Virtual monorepo: unify multiple WSL2 repos in one workspace
Managing three interconnected projects—a blog, a video automation tool, and a webhook receiver—inside WSL2 felt like juggling with one hand tied behind my back. I was constantly switching terminal windows and IDE instances, breaking my flow and preventing my AI coding assistants from seeing the "big picture" of how my system actually worked. Today, I finally stopped the madness by building a "Virtual Monorepo"—a single entry point that unifies my entire stack without breaking my git repositories.
What Happened
I started this session with a clear goal: I wanted my Google Antigravity IDE (a VS Code fork) to treat my three separate projects (astro3, video-automation, and webhook) as one cohesive unit.
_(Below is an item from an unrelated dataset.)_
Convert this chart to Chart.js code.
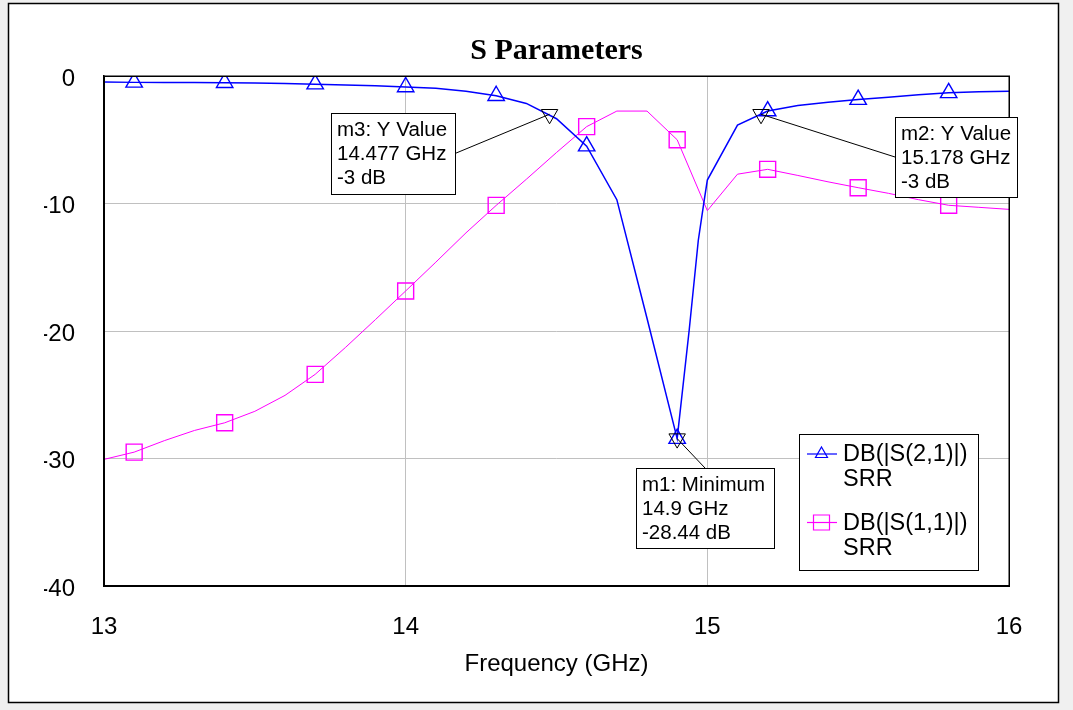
<!DOCTYPE html>
<html><head><meta charset="utf-8">
<script src="https://cdn.jsdelivr.net/npm/chart.js@4.4.0/dist/chart.umd.min.js"></script>
<style>
html,body{margin:0;padding:0;background:#f0f0f0;overflow:hidden;}
#wrap{position:absolute;left:0;top:0;width:1073px;height:710px;}
canvas{display:block;}
</style></head><body>
<div id="wrap"><canvas id="c" width="1073" height="710"></canvas></div>
<script>
// ---- data ----
const s21Freq = [13.0,13.1,13.2,13.3,13.4,13.5,13.6,13.7,13.8,13.9,14.0,14.1,14.2,14.3,14.4,14.5,14.6,14.7,14.8,14.9,14.94,14.97,14.99,15.0,15.1,15.2,15.3,15.4,15.5,15.6,15.7,15.8,15.9,16.0];
const s21Db   = [-0.48,-0.50,-0.50,-0.51,-0.53,-0.55,-0.59,-0.64,-0.70,-0.77,-0.86,-0.97,-1.20,-1.55,-2.15,-3.35,-5.50,-9.70,-19.0,-28.44,-19.9,-12.9,-9.7,-8.16,-3.85,-2.75,-2.32,-2.06,-1.85,-1.67,-1.47,-1.32,-1.24,-1.20];
const s11Freq = [13.0,13.1,13.2,13.3,13.4,13.5,13.6,13.7,13.8,13.9,14.0,14.1,14.2,14.3,14.4,14.5,14.6,14.7,14.8,14.9,15.0,15.1,15.2,15.3,15.4,15.5,15.6,15.7,15.8,15.9,16.0];
const s11Db   = [-30.07,-29.5,-28.6,-27.8,-27.2,-26.3,-25.05,-23.4,-21.3,-19.1,-16.86,-14.6,-12.3,-10.15,-8.1,-6.0,-3.97,-2.75,-2.75,-5.0,-10.56,-7.7,-7.32,-7.8,-8.3,-8.76,-9.2,-9.7,-10.14,-10.3,-10.46];
const xTickValues = [13,14,15,16];
const yTickValues = [0,-10,-20,-30,-40];
const seriesNames = ['DB(|S(2,1)|)','DB(|S(1,1)|)'];
const seriesSub = ['SRR','SRR'];
const markerNames = ['m1','m2','m3'];
const markerKinds = ['Minimum','Y Value','Y Value'];
const markerFreq = [14.9,15.178,14.477];
const markerDb = [-28.44,-3,-3];
const titleText = 'S Parameters';
const xTitle = 'Frequency (GHz)';

// ---- styling / layout ----
const BLUE = '#0000ff', MAG = '#ff00ff';
const SANS = '"Liberation Sans", Arial, sans-serif';
const TRI_R = 9.5, RECT_R = 11.3;
const markerBoxes = [ // annotation box placement (pixels)
  {x:636, y:468, w:138, h:80, edge:'top'},
  {x:895, y:117, w:122, h:80, edge:'left'},
  {x:331, y:113, w:124, h:81, edge:'right'}
];
function isSymbolX(x){ const k=(x-13.1)/0.3; return k>-1e-6 && Math.abs(k-Math.round(k))<1e-6; }

const pts = (xs,ys)=>xs.map((x,i)=>({x:x,y:ys[i]}));

const decor = {
  id:'decor',
  beforeDraw(chart){
    const ctx=chart.ctx;
    ctx.save();
    ctx.fillStyle='#f0f0f0'; ctx.fillRect(0,0,chart.width,chart.height);
    ctx.fillStyle='#ffffff'; ctx.fillRect(8,3,1051,700);
    ctx.strokeStyle='#000'; ctx.lineWidth=1.5; ctx.strokeRect(8.5,3.5,1050,699);
    ctx.restore();
  },
  afterDraw(chart){
    const ctx=chart.ctx, a=chart.chartArea;
    const xs=chart.scales.x, ys=chart.scales.y;
    ctx.save();
    // plot frame
    ctx.strokeStyle='#000'; ctx.lineWidth=1.5;
    ctx.strokeRect(Math.round(a.left)+0.25, Math.round(a.top)+0.25, Math.round(a.right-a.left), Math.round(a.bottom-a.top));
    // title
    ctx.fillStyle='#000'; ctx.font='bold 30px "Liberation Serif", "Times New Roman", serif';
    ctx.textAlign='center'; ctx.textBaseline='middle';
    ctx.fillText(titleText,(a.left+a.right)/2,51);
    // marker annotations
    ctx.font='20.5px '+SANS; ctx.textAlign='left';
    markerNames.forEach((n,i)=>{
      const b=markerBoxes[i];
      const px=xs.getPixelForValue(markerFreq[i]), py=ys.getPixelForValue(markerDb[i]);
      let ex,ey;
      if(b.edge==='top'){ex=b.x+b.w/2;ey=b.y;}
      else if(b.edge==='left'){ex=b.x;ey=b.y+b.h/2;}
      else {ex=b.x+b.w;ey=b.y+b.h/2;}
      ctx.strokeStyle='#000'; ctx.lineWidth=1;
      ctx.beginPath(); ctx.moveTo(px,py); ctx.lineTo(ex,ey); ctx.stroke();
      ctx.fillStyle='#fff'; ctx.fillRect(b.x,b.y,b.w,b.h);
      ctx.strokeRect(b.x+0.5,b.y+0.5,b.w,b.h);
      ctx.fillStyle='#000';
      const lines=[n+': '+markerKinds[i], markerFreq[i]+' GHz', markerDb[i]+' dB'];
      lines.forEach((t,j)=>ctx.fillText(t,b.x+6,b.y+17+24*j));
    });
    // legend
    const L={x:799,y:434,w:179,h:136};
    ctx.fillStyle='#fff'; ctx.fillRect(L.x,L.y,L.w,L.h);
    ctx.strokeStyle='#000'; ctx.lineWidth=1; ctx.strokeRect(L.x+0.5,L.y+0.5,L.w,L.h);
    const rows=[{c:BLUE,ly:454,t1:455,t2:480,sym:'tri'},{c:MAG,ly:522.5,t1:524,t2:549,sym:'rect'}];
    ctx.font='23.5px '+SANS;
    rows.forEach((r,i)=>{
      ctx.strokeStyle=r.c; ctx.lineWidth=1.2;
      ctx.beginPath(); ctx.moveTo(807,r.ly); ctx.lineTo(837,r.ly); ctx.stroke();
      ctx.beginPath();
      if(r.sym==='tri'){ctx.moveTo(821.5,r.ly-7);ctx.lineTo(827.5,r.ly+3.5);ctx.lineTo(815.5,r.ly+3.5);ctx.closePath();}
      else {ctx.rect(813.5,r.ly-7.5,16,15);}
      ctx.stroke();
      ctx.fillStyle='#000';
      ctx.fillText(seriesNames[i],843,r.t1);
      ctx.fillText(seriesSub[i],843,r.t2);
    });
    ctx.restore();
  }
};

const gridColor = (c)=>{ const v=c.tick&&c.tick.value; return (v===13||v===16||v===0||v===-40)?'rgba(0,0,0,0)':'#c0c0c0'; };

new Chart(document.getElementById('c'),{
  type:'scatter',
  data:{datasets:[
    {label:'markers', data:pts(markerFreq,markerDb), showLine:false,
     pointStyle:'triangle', rotation:180, pointRadius:TRI_R, pointHoverRadius:TRI_R,
     pointBorderColor:'#000', pointBackgroundColor:'rgba(0,0,0,0)', pointBorderWidth:1},
    {label:seriesNames[0], data:pts(s21Freq,s21Db), showLine:true, tension:0,
     borderColor:BLUE, borderWidth:1.5, pointStyle:'triangle',
     pointRadius:(c)=>isSymbolX(c.raw.x)?TRI_R:0, pointHoverRadius:(c)=>isSymbolX(c.raw.x)?TRI_R:0,
     pointBorderColor:BLUE, pointBackgroundColor:'rgba(0,0,0,0)', pointBorderWidth:1.4},
    {label:seriesNames[1], data:pts(s11Freq,s11Db), showLine:true, tension:0,
     borderColor:MAG, borderWidth:1, pointStyle:'rect',
     pointRadius:(c)=>isSymbolX(c.raw.x)?RECT_R:0, pointHoverRadius:(c)=>isSymbolX(c.raw.x)?RECT_R:0,
     pointBorderColor:MAG, pointBackgroundColor:'rgba(0,0,0,0)', pointBorderWidth:1.4}
  ]},
  options:{
    responsive:false, animation:false, devicePixelRatio:1,
    events:[],
    layout:{padding:{left:44,right:64,top:76,bottom:24}},
    plugins:{legend:{display:false},tooltip:{enabled:false},title:{display:false}},
    scales:{
      x:{type:'linear',position:'bottom',min:13,max:16,
        afterFit:(s)=>{s.height=100;},
        afterBuildTicks:(s)=>{s.ticks=xTickValues.map(v=>({value:v}));},
        ticks:{color:'#000',font:{family:SANS,size:24},padding:27,maxRotation:0,autoSkip:false},
        grid:{color:gridColor,lineWidth:1,drawTicks:false},
        border:{display:true,color:'#000',width:1.5},
        title:{display:true,text:xTitle,color:'#000',font:{family:SANS,size:24},padding:{top:0,bottom:7}}},
      y:{type:'linear',min:-40,max:0,
        afterFit:(s)=>{s.width=60;},
        afterBuildTicks:(s)=>{s.ticks=yTickValues.map(v=>({value:v}));},
        ticks:{color:'#000',font:{family:SANS,size:24},padding:29,labelOffset:3,autoSkip:false},
        grid:{color:gridColor,lineWidth:1,drawTicks:false},
        border:{display:true,color:'#000',width:1.5}}
    }
  },
  plugins:[decor]
});
</script>
</body></html>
My first instinct was to just "Add Folder to Workspace," but that felt disjointed. My AI agent treated them as separate islands. I needed something better.
The "Hub" Strategy
I decided to create a master directory called ~/antigravity-hub. The plan was simple: instead of moving my code, I would create symbolic links (symlinks) inside the Hub that pointed to my actual project folders.
# The magic command
ln -s ~/projects/astro3 ./astro3
The "Invisible File" Glitch
This is where I hit the classic WSL2 wall. I created the links in the terminal, and ls -la showed them perfectly. But when I opened Antigravity, the sidebar was completely empty.
I refreshed. I reloaded. Nothing.
It turned out I was falling into the "Hybrid Trap." My IDE was running in Windows mode (using PowerShell), trying to look at a Linux file system. Windows saw the Linux symlinks and essentially said, "I don't know what this is," so it treated them as invisible.
The Fix
The solution wasn't to change the files, but to change the viewer. I used the command palette to run "Remote-WSL: Connect to WSL".
Instantly, the IDE rebooted inside the Linux environment. The sidebar populated, the terminal switched to Bash, and suddenly my three separate projects looked like one giant monorepo.
Lesson: What I Learned
1. Context is King for AI
By using this "Symlink Aggregator" pattern, I realized that AI agents work exponentially better when they share a root folder. Now, when I ask the agent to "update the blog based on the video script," it can actually read the video script because it's just a folder away (../video-automation).
2. WSL Modes Matter
I learned that just because I can see files in the terminal doesn't mean my IDE sees them. VS Code (and Antigravity) has two modes:
- Local (Windows): Good for C:\ drives, bad for symlinks.
- Remote (WSL): Essential for Linux development. If you are working in WSL, you must force the IDE to connect to the distro, or you're fighting a losing battle against the file system.
Action: What You Can Do Now
If you are juggling multiple repos that talk to each other, don't just open multiple windows.
- Create a Hub: Make a folder like
~/my-workspace. - Link, Don't Move: Use
ln -sto link your active projects into that folder. - Go Remote: Ensure your IDE is connected to WSL (
Remote-WSL: Connect to WSL). - Automate: Add a
workflow.shscript in the root to control all three projects from one menu.
Now, instead of three disconnected islands, I have one command center.